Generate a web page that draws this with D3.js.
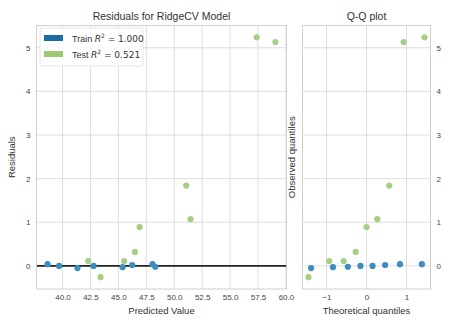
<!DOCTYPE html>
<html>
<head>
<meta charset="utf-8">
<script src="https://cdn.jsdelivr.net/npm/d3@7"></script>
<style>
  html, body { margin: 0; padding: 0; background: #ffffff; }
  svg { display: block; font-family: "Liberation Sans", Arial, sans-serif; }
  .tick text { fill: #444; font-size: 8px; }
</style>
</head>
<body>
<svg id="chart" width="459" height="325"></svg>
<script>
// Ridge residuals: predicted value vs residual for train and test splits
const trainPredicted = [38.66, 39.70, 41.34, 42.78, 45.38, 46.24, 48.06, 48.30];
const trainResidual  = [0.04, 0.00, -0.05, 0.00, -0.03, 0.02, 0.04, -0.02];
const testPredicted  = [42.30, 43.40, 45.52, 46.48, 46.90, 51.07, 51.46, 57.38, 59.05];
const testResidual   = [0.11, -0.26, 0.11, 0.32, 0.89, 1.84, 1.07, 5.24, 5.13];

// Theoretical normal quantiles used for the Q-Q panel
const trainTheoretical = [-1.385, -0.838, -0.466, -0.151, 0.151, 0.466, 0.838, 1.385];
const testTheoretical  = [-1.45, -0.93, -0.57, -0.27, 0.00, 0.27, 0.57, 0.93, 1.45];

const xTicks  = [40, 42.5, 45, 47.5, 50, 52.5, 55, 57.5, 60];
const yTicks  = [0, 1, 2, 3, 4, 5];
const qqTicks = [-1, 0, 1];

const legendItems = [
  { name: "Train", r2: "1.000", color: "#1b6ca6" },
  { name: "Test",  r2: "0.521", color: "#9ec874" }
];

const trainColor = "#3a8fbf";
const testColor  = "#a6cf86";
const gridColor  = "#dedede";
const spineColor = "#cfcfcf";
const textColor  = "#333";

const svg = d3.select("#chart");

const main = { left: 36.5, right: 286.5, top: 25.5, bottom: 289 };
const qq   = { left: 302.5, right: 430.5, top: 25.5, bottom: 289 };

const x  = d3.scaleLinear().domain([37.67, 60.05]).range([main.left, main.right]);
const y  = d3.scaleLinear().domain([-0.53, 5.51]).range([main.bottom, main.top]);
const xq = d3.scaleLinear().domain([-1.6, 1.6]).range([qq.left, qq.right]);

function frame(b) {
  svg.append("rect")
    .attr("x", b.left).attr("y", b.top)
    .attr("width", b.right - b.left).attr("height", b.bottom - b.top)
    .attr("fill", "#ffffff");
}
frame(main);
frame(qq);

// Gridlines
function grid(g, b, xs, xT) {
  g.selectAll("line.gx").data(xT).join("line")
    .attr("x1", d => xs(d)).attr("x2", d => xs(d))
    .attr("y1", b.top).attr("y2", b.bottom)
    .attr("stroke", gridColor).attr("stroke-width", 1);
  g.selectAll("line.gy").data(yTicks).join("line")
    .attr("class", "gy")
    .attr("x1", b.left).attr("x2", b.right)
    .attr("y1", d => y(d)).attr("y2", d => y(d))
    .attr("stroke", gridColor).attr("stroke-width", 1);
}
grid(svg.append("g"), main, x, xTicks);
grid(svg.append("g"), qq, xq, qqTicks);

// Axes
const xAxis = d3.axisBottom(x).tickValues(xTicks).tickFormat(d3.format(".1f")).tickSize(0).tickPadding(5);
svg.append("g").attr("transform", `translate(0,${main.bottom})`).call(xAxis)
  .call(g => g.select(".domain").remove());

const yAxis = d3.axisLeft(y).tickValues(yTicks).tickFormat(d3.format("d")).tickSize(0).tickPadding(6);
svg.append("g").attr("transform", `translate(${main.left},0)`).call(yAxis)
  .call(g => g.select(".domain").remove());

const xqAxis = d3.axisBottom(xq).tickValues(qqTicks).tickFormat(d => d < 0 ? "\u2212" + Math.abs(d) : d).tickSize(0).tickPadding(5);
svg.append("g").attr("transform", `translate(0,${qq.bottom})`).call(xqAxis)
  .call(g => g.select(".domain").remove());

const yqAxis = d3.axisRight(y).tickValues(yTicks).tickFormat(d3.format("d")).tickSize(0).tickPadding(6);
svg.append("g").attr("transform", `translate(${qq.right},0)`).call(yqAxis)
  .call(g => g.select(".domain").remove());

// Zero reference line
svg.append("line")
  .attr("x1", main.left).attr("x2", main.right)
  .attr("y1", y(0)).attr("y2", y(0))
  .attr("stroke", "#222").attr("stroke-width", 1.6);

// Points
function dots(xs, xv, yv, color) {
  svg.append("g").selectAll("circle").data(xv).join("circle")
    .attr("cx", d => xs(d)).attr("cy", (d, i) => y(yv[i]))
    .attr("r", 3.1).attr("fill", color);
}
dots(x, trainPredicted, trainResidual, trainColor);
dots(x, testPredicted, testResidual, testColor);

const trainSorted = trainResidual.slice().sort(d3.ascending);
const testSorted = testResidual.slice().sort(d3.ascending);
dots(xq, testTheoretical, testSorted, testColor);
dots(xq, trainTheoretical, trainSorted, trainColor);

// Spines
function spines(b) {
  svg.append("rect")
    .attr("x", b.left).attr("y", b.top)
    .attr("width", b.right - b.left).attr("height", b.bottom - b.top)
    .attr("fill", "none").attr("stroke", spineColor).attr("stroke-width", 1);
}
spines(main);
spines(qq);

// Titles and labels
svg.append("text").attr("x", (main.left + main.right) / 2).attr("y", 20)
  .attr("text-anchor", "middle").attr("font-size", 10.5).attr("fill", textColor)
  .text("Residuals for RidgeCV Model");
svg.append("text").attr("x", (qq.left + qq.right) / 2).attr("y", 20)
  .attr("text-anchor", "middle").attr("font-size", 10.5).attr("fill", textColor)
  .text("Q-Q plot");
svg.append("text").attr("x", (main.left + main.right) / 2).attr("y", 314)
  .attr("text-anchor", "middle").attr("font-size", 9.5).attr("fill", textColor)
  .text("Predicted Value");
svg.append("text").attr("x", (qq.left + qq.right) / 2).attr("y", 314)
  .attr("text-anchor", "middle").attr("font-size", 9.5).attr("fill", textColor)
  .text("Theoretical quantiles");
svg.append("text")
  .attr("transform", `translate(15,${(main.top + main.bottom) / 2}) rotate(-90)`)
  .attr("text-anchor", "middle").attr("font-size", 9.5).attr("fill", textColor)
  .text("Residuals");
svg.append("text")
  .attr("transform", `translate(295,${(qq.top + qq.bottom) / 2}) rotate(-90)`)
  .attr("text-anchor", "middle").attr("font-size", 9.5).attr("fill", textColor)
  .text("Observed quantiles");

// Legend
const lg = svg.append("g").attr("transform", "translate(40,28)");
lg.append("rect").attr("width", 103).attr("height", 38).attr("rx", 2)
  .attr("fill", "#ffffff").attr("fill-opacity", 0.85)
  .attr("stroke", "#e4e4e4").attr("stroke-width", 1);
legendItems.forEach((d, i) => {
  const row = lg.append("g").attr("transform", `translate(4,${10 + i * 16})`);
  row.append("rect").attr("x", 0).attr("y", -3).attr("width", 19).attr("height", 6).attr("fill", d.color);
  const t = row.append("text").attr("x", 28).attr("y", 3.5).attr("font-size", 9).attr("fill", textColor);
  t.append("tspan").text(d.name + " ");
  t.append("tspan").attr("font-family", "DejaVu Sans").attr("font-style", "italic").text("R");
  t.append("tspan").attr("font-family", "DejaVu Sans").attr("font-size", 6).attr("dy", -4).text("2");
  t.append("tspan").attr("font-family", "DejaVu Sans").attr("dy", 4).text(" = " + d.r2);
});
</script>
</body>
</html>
* * *
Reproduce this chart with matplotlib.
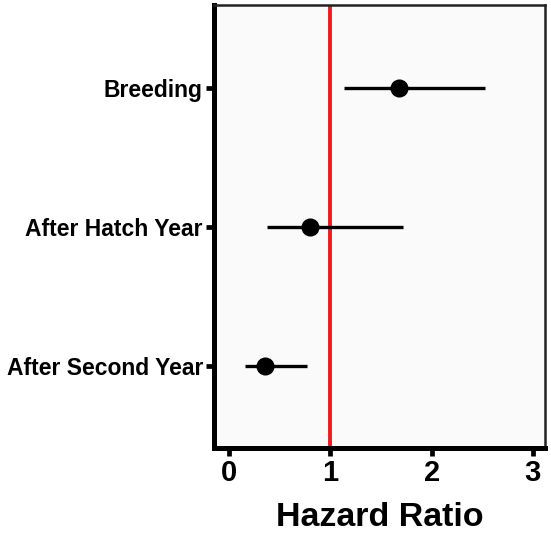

Given problem: Between the line with "Generate a web" and the line with "1.07, 5.24, 5.13];", ends included, lies the span to copy exactly; copy nothing else and leave out the pictures.

Exercise response:
Generate a web page that draws this with D3.js.
<!DOCTYPE html>
<html>
<head>
<meta charset="utf-8">
<script src="https://cdn.jsdelivr.net/npm/d3@7"></script>
<style>
  html, body { margin: 0; padding: 0; background: #ffffff; }
  svg { display: block; font-family: "Liberation Sans", Arial, sans-serif; }
  .tick text { fill: #444; font-size: 8px; }
</style>
</head>
<body>
<svg id="chart" width="459" height="325"></svg>
<script>
// Ridge residuals: predicted value vs residual for train and test splits
const trainPredicted = [38.66, 39.70, 41.34, 42.78, 45.38, 46.24, 48.06, 48.30];
const trainResidual  = [0.04, 0.00, -0.05, 0.00, -0.03, 0.02, 0.04, -0.02];
const testPredicted  = [42.30, 43.40, 45.52, 46.48, 46.90, 51.07, 51.46, 57.38, 59.05];
const testResidual   = [0.11, -0.26, 0.11, 0.32, 0.89, 1.84, 1.07, 5.24, 5.13];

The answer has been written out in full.